'Ik heb nou toch iets gelezen,' zegt mijn moeder over de telefoon, 'een roman bestaande uit een zin. Eén zin! Titel: Nu ik. Geschreven door Rutger Pontzen. Wel eens van gehoord? Thomas Rosenboom heeft het aangeprezen. Zei dat het op meesterlijke wijze toewerkt naar een apotheose of zoiets. Maar ik vond het niets. Vreselijk! Eén zin. Dat is toch niks?'
Ik zeg tegen mijn moeder dat ik alleen al het idee toejuich dat een schrijver iets anders probeert dan altijd maar weer hetzelfde, en dat de moderne Nederlandse literatuur opvallend conservatief is. Ook al bevat Ulysses veel, zo niet alle literaire fratsen die je zou willen uithalen, dan betekent dat nog niet dat er alleen maar naturalistische romans geschreven zouden moeten worden.

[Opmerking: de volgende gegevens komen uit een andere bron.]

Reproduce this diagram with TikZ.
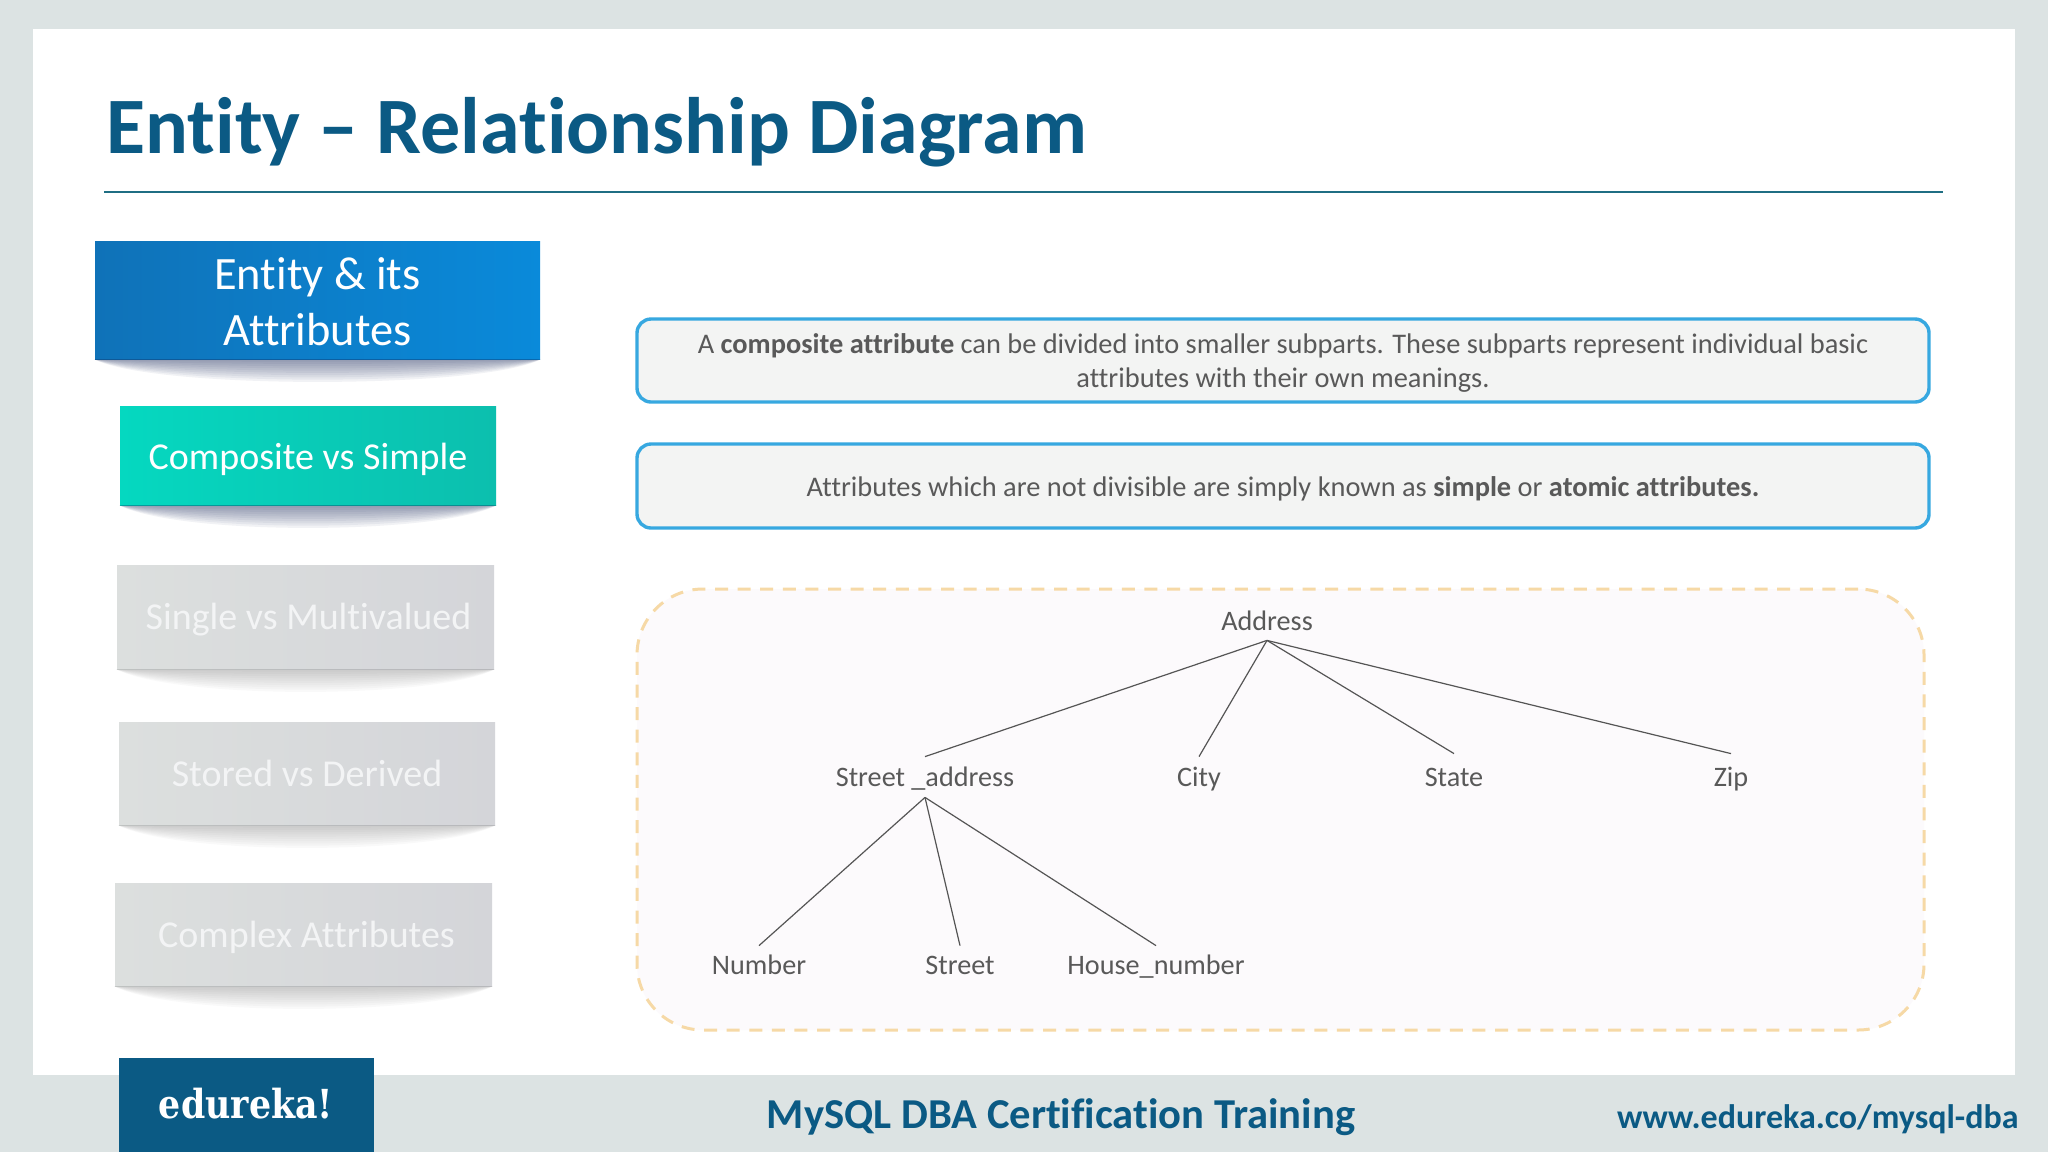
\documentclass[tikz,border=0pt]{standalone}
\usepackage{fontspec}
\setmainfont{Carlito}[Ligatures=NoCommon]
\newfontfamily\edufont{DejaVu Serif}
\definecolor{pagebg}{HTML}{DCE3E3}
\definecolor{deep}{HTML}{0B5A84}
\definecolor{bodytxt}{HTML}{595959}
\definecolor{edge}{HTML}{37A8E0}
\definecolor{infofill}{HTML}{F3F4F3}
\definecolor{dashc}{HTML}{F6D9A6}
\definecolor{dashfill}{HTML}{FCFAFC}
\definecolor{rulec}{HTML}{1F6E83}
\definecolor{treeline}{HTML}{555555}
\definecolor{blueL}{HTML}{0F72B8}
\definecolor{blueR}{HTML}{0A8ADA}
\definecolor{tealL}{HTML}{05D8C0}
\definecolor{tealR}{HTML}{0CBFAE}
\definecolor{greyL}{HTML}{DCDFDE}
\definecolor{greyR}{HTML}{D4D5D9}
\definecolor{fadedtext}{HTML}{F3F4F5}
\definecolor{shadowblue}{HTML}{1F2F60}
\definecolor{shadowgrey}{HTML}{555555}
\newcommand{\boxshadow}[3]{%
  \foreach \d in {1.5,3,...,15}{%
    \fill[#2, fill opacity=#3]
      (#1.south west) .. controls ([xshift=30pt,yshift=-\d pt]#1.south west)
      and ([xshift=-30pt,yshift=-\d pt]#1.south east) .. (#1.south east) -- cycle;}}
\newcommand{\lowered}[2]{\raisebox{-#1}[\height][\depth]{#2}}
\tikzset{
  tab/.style={rectangle, inner sep=0pt, align=center, text=white, draw=none},
  greytab/.style={tab, left color=greyL, right color=greyR, text=fadedtext, font=\fontsize{19}{22}\selectfont},
  info/.style={rectangle, rounded corners=7pt, draw=edge, line width=1.7pt, fill=infofill,
    text=bodytxt, align=center, inner sep=0pt, minimum width=646pt,
    font=\fontsize{14.2}{17}\selectfont},
  attr/.style={rectangle, inner sep=0pt, minimum height=19pt, text height=12pt, text depth=2.6pt, text=bodytxt,
    font=\fontsize{14.1}{17}\selectfont},
  link/.style={draw=treeline, line width=0.6pt},
}
\begin{document}
\begin{tikzpicture}[x=0.5pt,y=-0.5pt]
\useasboundingbox (0,0) rectangle (2048,1152);
\fill[pagebg] (0,0) rectangle (2048,1152);
\fill[white] (33,29) rectangle (2015,1075);

\node[anchor=west, inner sep=0pt, text=deep, font=\fontsize{40}{46}\selectfont\bfseries] (title) at (106,132) {Entity – Relationship Diagram};
\coordinate (ruleL) at (104,192);
\coordinate (ruleR) at (1943,192);
\draw[rulec, line width=0.9pt] (ruleL) -- (ruleR);

\node[tab, left color=blueL, right color=blueR, minimum width=222.5pt, minimum height=59pt, font=\fontsize{23.2}{28}\selectfont] (t1) at (317.5,300) {\lowered{0.7pt}{Entity \& its}\\\lowered{0.7pt}{Attributes}};
\node[tab, left color=tealL, right color=tealR, minimum width=188pt, minimum height=49.5pt, font=\fontsize{19}{22}\selectfont] (t2) at (308,455.5) {\lowered{2pt}{Composite vs Simple}};
\node[greytab, minimum width=188.5pt, minimum height=52pt] (t3) at (305.5,617) {\lowered{1.5pt}{\hspace*{3pt}Single vs Multivalued}};
\node[greytab, minimum width=188pt, minimum height=51.5pt] (t4) at (307,773.5) {Stored vs Derived};
\node[greytab, minimum width=188.5pt, minimum height=51.5pt] (t5) at (303.5,934.5) {\lowered{1.3pt}{\hspace*{3pt}Complex Attributes}};
\boxshadow{t1}{shadowblue}{0.06}
\boxshadow{t2}{shadowblue}{0.06}
\boxshadow{t3}{shadowgrey}{0.03}
\boxshadow{t4}{shadowgrey}{0.03}
\boxshadow{t5}{shadowgrey}{0.03}

\node[info, minimum height=41.5pt] (i1) at (1283,360.5) {\lowered{1.3pt}{A \textbf{composite attribute} can be divided into smaller subparts. These subparts represent individual basic}\\\lowered{1.3pt}{attributes with their own meanings.}};
\node[info, minimum height=42pt] (i2) at (1283,486) {\lowered{1.3pt}{Attributes which are not divisible are simply known as \textbf{simple} or \textbf{atomic attributes.}}};

\node[rectangle, rounded corners=33pt, draw=dashc, fill=dashfill, line width=1.5pt, dash pattern=on 6.5pt off 4.8pt, minimum width=643.5pt, minimum height=220.5pt, inner sep=0pt] (panel) at (1280.5,809.5) {};

\node[attr] (address) at (1267,621) {Address};
\node[attr, minimum height=20pt] (street) at (925,777) {Street \_address};
\node[attr, minimum height=20pt] (city) at (1199,777) {City};
\node[attr, minimum height=23pt] (state) at (1454,777) {State};
\node[attr, minimum height=23pt] (zip) at (1731,777) {Zip};
\node[attr] (number) at (759,965) {Number};
\node[attr] (str) at (960,965) {Street};
\node[attr] (house) at (1156,965) {House\_number};
\draw[link] (address.south) -- (street.north);
\draw[link] (address.south) -- (city.north);
\draw[link] (address.south) -- (state.north);
\draw[link] (address.south) -- (zip.north);
\draw[link] (street.south) -- (number.north);
\draw[link] (street.south) -- (str.north);
\draw[link] (street.south) -- (house.north);

\path[fill=deep] (119,1058) rectangle (374,1152);
\node[inner sep=0pt, text=white, font=\fontsize{20}{24}\edufont\bfseries] (logo) at (246,1104) {\scalebox{0.87}[1]{edureka!}};
\node[inner sep=0pt, text=deep, font=\fontsize{21.3}{26}\selectfont\bfseries] (course) at (1061,1117) {MySQL DBA Certification Training};
\node[anchor=east, inner sep=0pt, text=deep, font=\fontsize{17}{22}\selectfont\bfseries] (site) at (2019,1119) {www.edureka.co/mysql-dba};
\end{tikzpicture}
\end{document}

'Ja, maar één zin! Ik heb een stukje geprobeerd, maar het was niet vol te houden. Ik heb het boek meteen weer naar de bibliotheek teruggebracht.'
Het is inderdaad moeilijk vol te houden, zo'n experiment, zowel voor de lezer als voor de schrijver. Ik doe het ook wel eens, maar dan in korte stukjes. Ik geloof dat het langste verhaal uit één zin een tirade tegen vakantie was voor het 'Vakantiedoeboek' van Hans Ubbink, maar daar heb ik nooit ook maar een reactie op gekregen, ook niet van mijn moeder.
Pontzens roman in één zin doet me denken aan The Interrogative Mood: A Novel?, een roman bestaande uit alleen maar vragen. Ook gewaagd. En vermoeiend.
Opnieuw neem ik me voor vaker het experiment op te zoeken, al was het alleen maar om mijn moeder op de kast te krijgen.